Hyunseong (Linus) Kim is currently a 5th year Ph.D. student in the Department of Physics, where he is advised by Professor Irfan Siddiqi. Linus received his B.S. in Physics from the California Institute of Technology (Caltech), where he worked on reducing dark counts in superconducting nanowire single photon detectors (SNSPDs) for quantum communication applications.
Linus’ doctoral research focuses on developing novel, protected superconducting qubits for fault-tolerant quantum computation. Suppressing the errors in qubits is critical towards achieving high-fidelity quantum operations. Encoding quantum information into a superconducting circuit with disjoint and delocalized eigenstates is a promising avenue for constructing a protected qubit.

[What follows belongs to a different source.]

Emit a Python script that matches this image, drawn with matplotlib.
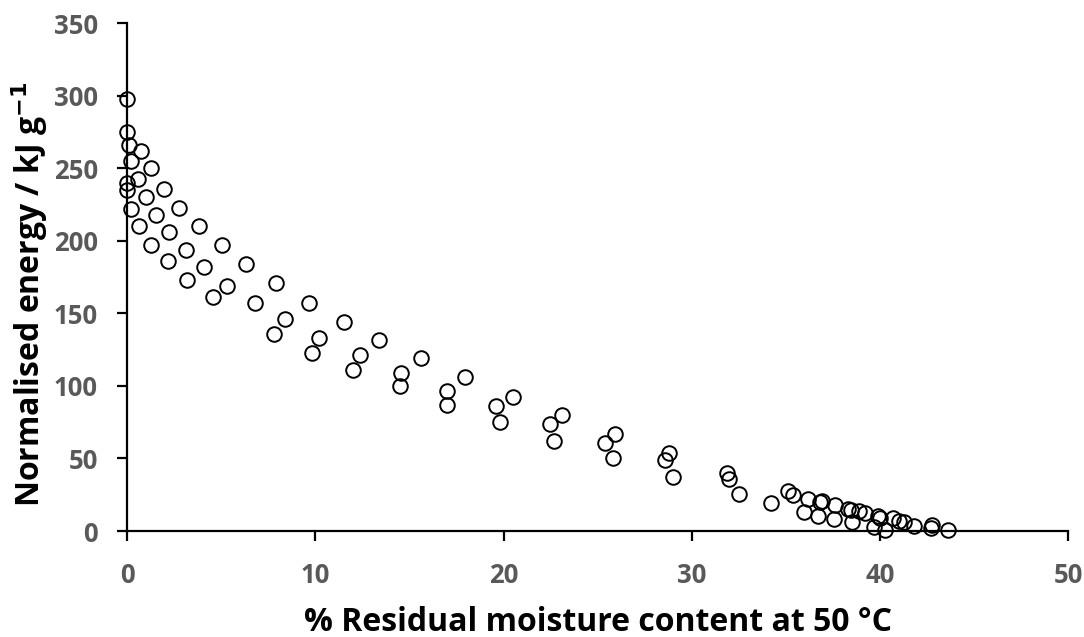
import numpy as np
import matplotlib
matplotlib.use("Agg")
import matplotlib.pyplot as plt

# moisture content (%) and normalised energy (kJ/g)
moisture = [0.0, 0.0, 0.1, 0.7, 0.2, 1.25, 0.55, 0.0, 0.0, 1.95, 1.0, 2.75, 0.2, 1.5,
            3.8, 0.6, 2.2, 5.05, 1.25, 3.1, 2.15, 6.3, 4.1, 3.15, 7.9, 5.3, 4.55,
            6.8, 9.65, 8.4, 7.8, 11.5, 10.2, 9.8, 13.4, 12.35, 12.0, 15.6, 14.55, 14.5,
            17.95, 17.0, 17.0, 20.5, 19.6, 19.8, 22.45, 23.1, 22.7,
            25.9, 25.4, 25.8, 28.8, 28.6, 29.0, 31.9, 32.0, 32.5, 34.2,
            35.1, 35.4, 36.2, 35.95, 36.8, 36.9, 36.7, 37.6, 37.55, 38.3, 38.45, 38.9,
            39.2, 38.5, 39.9, 40.0, 39.7, 40.3, 40.7, 41.0, 41.3, 41.8, 42.75, 42.7, 43.6]
energy = [298, 275, 266, 262, 255, 250, 243, 240, 235, 236, 230, 223, 222, 218,
          210, 210, 206, 197, 197, 194, 186, 184, 182, 173, 171, 169, 161,
          157, 157, 146, 136, 144, 133, 123, 132, 121, 111, 119, 109, 100,
          106, 96.5, 87, 92.5, 86, 75, 74, 80, 62,
          67, 61, 50, 54, 49, 37, 40, 36, 25.5, 19,
          27.5, 25, 22, 13, 20, 21, 10, 18, 8, 15.5, 14.5, 14,
          12.5, 6, 10, 8.8, 3, 1, 9, 7, 6.5, 3.5, 4, 2, 1]

xticks = [0, 10, 20, 30, 40, 50]
yticks = [0, 50, 100, 150, 200, 250, 300, 350]

plt.rcParams['font.family'] = ['Open Sans', 'DejaVu Sans']

fig = plt.figure(figsize=(10.84, 6.37), dpi=100)
ax = fig.add_axes([0.1175, 0.1664, 0.8677, 0.797])

ax.plot(moisture, energy, 'o', ms=10.5, mfc='none', mec='black', mew=1.4, clip_on=False)

ax.set_xlim(0, 50)
ax.set_ylim(0, 350)
ax.set_xticks(xticks)
ax.set_yticks(yticks)
for s in ['top', 'right']:
    ax.spines[s].set_visible(False)
for s in ['left', 'bottom']:
    ax.spines[s].set_linewidth(1.6)
ax.tick_params(direction='out', length=7.2, width=1.6, labelsize=18.5, labelcolor='#595959')
ax.tick_params(axis='y', pad=14)
ax.tick_params(axis='x', pad=15)
for lab in ax.get_xticklabels() + ax.get_yticklabels():
    lab.set_fontweight('bold')

fig.text(0.5512, 0.0094, '% Residual moisture content at 50 °C', ha='center', va='baseline',
         fontsize=23, fontweight='bold')
fig.text(0.0277, 0.5385, 'Normalised energy / kJ g$^{\\mathbf{-1}}$', ha='center', va='center',
         rotation=90, fontsize=23, fontweight='bold')

fig.savefig('out.png', dpi=100)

As a Kavli ENSI fellow, Linus will work on realizing a superconducting qubit with grid-like eigenstates that is resilient against errors. This is inspired by the Gottesman-Kitaev-Preskill protocol, which encodes disjoint and delocalized grid states into a harmonic oscillator with tailored microwave drives. Alternatively, by combining two novel superconducting elements—a Cooper quartet tunneling (CQT) junction and a phase slip junction— the grid states can be hardware encoded into a circuit without microwave drives. Already, Linus has realized these components using Josephson junctions and superinductors. Furthermore, he has observed spectroscopic signatures of a grid-state qubit by constructing the proposed circuit. Now, he plans to develop the necessary control sequences to demonstrate error protection. This work will lower the overhead required for fault-tolerance and pave the way for real-world applications of quantum computers.